The Quiet Feature War
Here’s the thing: Google isn’t just launching a new AI chatbot. It’s weaving AI directly into the fabric of the internet’s front door—Search. That’s a huge advantage. OpenAI’s ChatGPT is a destination. Google’s AI is becoming part of the journey. You’re not going to a separate app; the capability is right there where you were already typing. This is classic Google ecosystem leverage. They can just… add a button. And for users, it feels seamless. Need to understand that confusing diagram? Upload and ask. It’s practical utility, not just a demo.
The Infrastructure Advantage
But the real story might be under the hood. The article points out that Gemini 3 was trained on Google’s own Tensor Processing Units (TPUs). That’s a big deal. It means Google isn’t waiting in line for expensive Nvidia H100s like seemingly everyone else. They control their own stack from silicon to software. That gives them cost control, scheduling certainty, and the ability to optimize in ways others can’t.

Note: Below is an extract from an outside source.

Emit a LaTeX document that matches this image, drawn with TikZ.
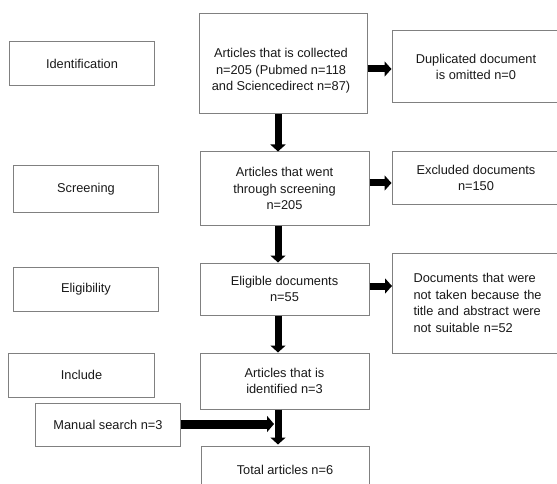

When you combine that with their vast data centers and the sheer integration with products like Drive, you see a moat that’s incredibly hard to cross. It’s not just about having a smart model; it’s about having a smart, efficient, and deeply embedded model.
So, Has Google Won?
Some observers say Google has pulled ahead. I think it’s more accurate to say they’ve leveraged their home-field advantage. OpenAI sparked the race with a stunning product, but Google is playing a different game—one of attrition and integration. They’re not just competing on model benchmarks; they’re competing on making AI disappear into everything you already do. The plus button is a perfect symbol of that. It’s small, unassuming, but it unlocks a powerful capability right where you are. The question is whether users will adopt these woven-in features as eagerly as they flocked to the novelty of ChatGPT. The battle isn’t just about whose AI is smarter; it’s about whose AI is more useful in the daily grind. And Google is betting everything on that latter point.